* _Source material_:
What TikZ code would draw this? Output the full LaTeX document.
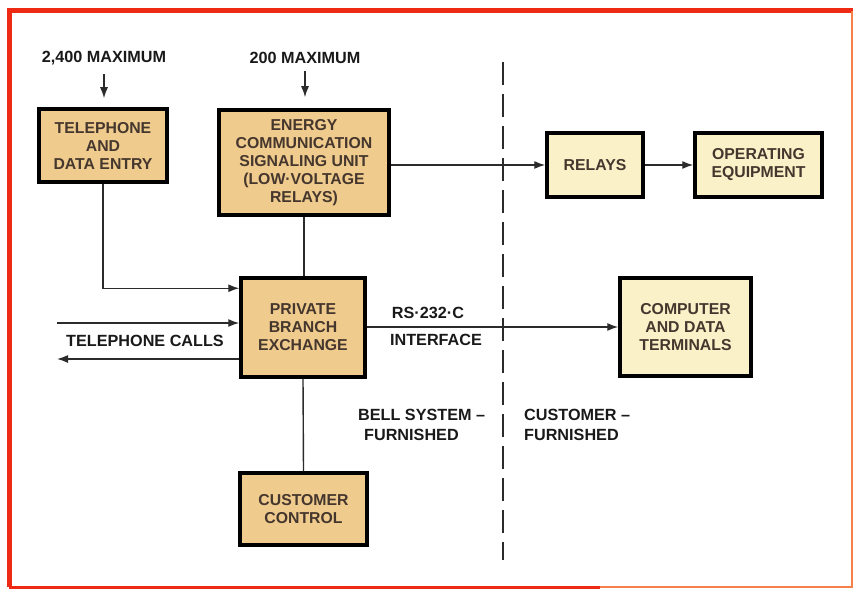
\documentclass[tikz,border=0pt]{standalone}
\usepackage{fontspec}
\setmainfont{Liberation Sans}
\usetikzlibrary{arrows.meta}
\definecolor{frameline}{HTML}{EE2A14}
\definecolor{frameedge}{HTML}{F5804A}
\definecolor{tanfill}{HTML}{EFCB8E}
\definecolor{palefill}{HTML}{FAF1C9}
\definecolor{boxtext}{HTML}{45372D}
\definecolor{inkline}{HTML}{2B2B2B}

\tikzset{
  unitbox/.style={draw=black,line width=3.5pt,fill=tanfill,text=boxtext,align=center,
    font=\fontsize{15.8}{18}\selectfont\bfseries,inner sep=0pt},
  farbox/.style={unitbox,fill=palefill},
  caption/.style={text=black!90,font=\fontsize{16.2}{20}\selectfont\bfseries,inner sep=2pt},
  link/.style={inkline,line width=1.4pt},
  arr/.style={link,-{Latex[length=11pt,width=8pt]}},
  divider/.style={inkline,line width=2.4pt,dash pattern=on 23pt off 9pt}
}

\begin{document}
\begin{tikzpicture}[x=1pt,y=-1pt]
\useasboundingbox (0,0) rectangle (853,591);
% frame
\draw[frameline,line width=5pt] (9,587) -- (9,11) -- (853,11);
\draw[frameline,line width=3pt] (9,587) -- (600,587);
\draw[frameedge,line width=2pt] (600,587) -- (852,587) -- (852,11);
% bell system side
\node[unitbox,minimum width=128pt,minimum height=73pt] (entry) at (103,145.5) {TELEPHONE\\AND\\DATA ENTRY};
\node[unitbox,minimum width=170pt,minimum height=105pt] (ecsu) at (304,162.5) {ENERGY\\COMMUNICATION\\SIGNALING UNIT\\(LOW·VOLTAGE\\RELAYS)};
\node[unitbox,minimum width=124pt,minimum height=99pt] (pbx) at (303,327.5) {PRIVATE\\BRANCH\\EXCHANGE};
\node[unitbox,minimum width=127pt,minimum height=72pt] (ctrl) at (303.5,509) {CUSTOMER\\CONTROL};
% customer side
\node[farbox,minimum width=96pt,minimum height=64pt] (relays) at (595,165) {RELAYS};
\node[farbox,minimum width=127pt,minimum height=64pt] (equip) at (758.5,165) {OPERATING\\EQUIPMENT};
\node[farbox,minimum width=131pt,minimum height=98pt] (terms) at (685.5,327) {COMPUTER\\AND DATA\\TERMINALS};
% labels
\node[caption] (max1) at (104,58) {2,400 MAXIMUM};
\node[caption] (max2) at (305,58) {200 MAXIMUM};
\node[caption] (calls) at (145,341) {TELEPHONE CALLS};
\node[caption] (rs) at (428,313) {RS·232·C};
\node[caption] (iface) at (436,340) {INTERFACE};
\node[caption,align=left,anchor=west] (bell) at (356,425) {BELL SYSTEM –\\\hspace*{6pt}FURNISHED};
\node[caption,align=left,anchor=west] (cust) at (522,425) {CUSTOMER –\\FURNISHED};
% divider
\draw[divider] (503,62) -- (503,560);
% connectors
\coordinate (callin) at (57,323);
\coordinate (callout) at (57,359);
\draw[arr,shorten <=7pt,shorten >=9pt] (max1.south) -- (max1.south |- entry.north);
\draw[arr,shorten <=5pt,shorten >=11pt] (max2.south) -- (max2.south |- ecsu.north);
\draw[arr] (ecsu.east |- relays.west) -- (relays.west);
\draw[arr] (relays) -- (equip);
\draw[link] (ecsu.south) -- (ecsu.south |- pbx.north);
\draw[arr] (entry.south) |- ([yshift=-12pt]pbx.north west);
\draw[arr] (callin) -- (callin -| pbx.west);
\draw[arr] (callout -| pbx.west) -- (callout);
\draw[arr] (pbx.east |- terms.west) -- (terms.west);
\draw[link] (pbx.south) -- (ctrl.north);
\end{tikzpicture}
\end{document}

* _Aim_: Copy the listing over exactly, skipping the pictures it holds.

* _Answer_:
What TikZ code would draw this? Output the full LaTeX document.
\documentclass[tikz,border=0pt]{standalone}
\usepackage{fontspec}
\setmainfont{Liberation Sans}
\usetikzlibrary{arrows.meta}
\definecolor{frameline}{HTML}{EE2A14}
\definecolor{frameedge}{HTML}{F5804A}
\definecolor{tanfill}{HTML}{EFCB8E}
\definecolor{palefill}{HTML}{FAF1C9}
\definecolor{boxtext}{HTML}{45372D}
\definecolor{inkline}{HTML}{2B2B2B}

\tikzset{
  unitbox/.style={draw=black,line width=3.5pt,fill=tanfill,text=boxtext,align=center,
    font=\fontsize{15.8}{18}\selectfont\bfseries,inner sep=0pt},
  farbox/.style={unitbox,fill=palefill},
  caption/.style={text=black!90,font=\fontsize{16.2}{20}\selectfont\bfseries,inner sep=2pt},
  link/.style={inkline,line width=1.4pt},
  arr/.style={link,-{Latex[length=11pt,width=8pt]}},
  divider/.style={inkline,line width=2.4pt,dash pattern=on 23pt off 9pt}
}

\begin{document}
\begin{tikzpicture}[x=1pt,y=-1pt]
\useasboundingbox (0,0) rectangle (853,591);
% frame
\draw[frameline,line width=5pt] (9,587) -- (9,11) -- (853,11);
\draw[frameline,line width=3pt] (9,587) -- (600,587);
\draw[frameedge,line width=2pt] (600,587) -- (852,587) -- (852,11);
% bell system side
\node[unitbox,minimum width=128pt,minimum height=73pt] (entry) at (103,145.5) {TELEPHONE\\AND\\DATA ENTRY};
\node[unitbox,minimum width=170pt,minimum height=105pt] (ecsu) at (304,162.5) {ENERGY\\COMMUNICATION\\SIGNALING UNIT\\(LOW·VOLTAGE\\RELAYS)};
\node[unitbox,minimum width=124pt,minimum height=99pt] (pbx) at (303,327.5) {PRIVATE\\BRANCH\\EXCHANGE};
\node[unitbox,minimum width=127pt,minimum height=72pt] (ctrl) at (303.5,509) {CUSTOMER\\CONTROL};
% customer side
\node[farbox,minimum width=96pt,minimum height=64pt] (relays) at (595,165) {RELAYS};
\node[farbox,minimum width=127pt,minimum height=64pt] (equip) at (758.5,165) {OPERATING\\EQUIPMENT};
\node[farbox,minimum width=131pt,minimum height=98pt] (terms) at (685.5,327) {COMPUTER\\AND DATA\\TERMINALS};
% labels
\node[caption] (max1) at (104,58) {2,400 MAXIMUM};
\node[caption] (max2) at (305,58) {200 MAXIMUM};
\node[caption] (calls) at (145,341) {TELEPHONE CALLS};
\node[caption] (rs) at (428,313) {RS·232·C};
\node[caption] (iface) at (436,340) {INTERFACE};
\node[caption,align=left,anchor=west] (bell) at (356,425) {BELL SYSTEM –\\\hspace*{6pt}FURNISHED};
\node[caption,align=left,anchor=west] (cust) at (522,425) {CUSTOMER –\\FURNISHED};
% divider
\draw[divider] (503,62) -- (503,560);
% connectors
\coordinate (callin) at (57,323);
\coordinate (callout) at (57,359);
\draw[arr,shorten <=7pt,shorten >=9pt] (max1.south) -- (max1.south |- entry.north);
\draw[arr,shorten <=5pt,shorten >=11pt] (max2.south) -- (max2.south |- ecsu.north);
\draw[arr] (ecsu.east |- relays.west) -- (relays.west);
\draw[arr] (relays) -- (equip);
\draw[link] (ecsu.south) -- (ecsu.south |- pbx.north);
\draw[arr] (entry.south) |- ([yshift=-12pt]pbx.north west);
\draw[arr] (callin) -- (callin -| pbx.west);
\draw[arr] (callout -| pbx.west) -- (callout);
\draw[arr] (pbx.east |- terms.west) -- (terms.west);
\draw[link] (pbx.south) -- (ctrl.north);
\end{tikzpicture}
\end{document}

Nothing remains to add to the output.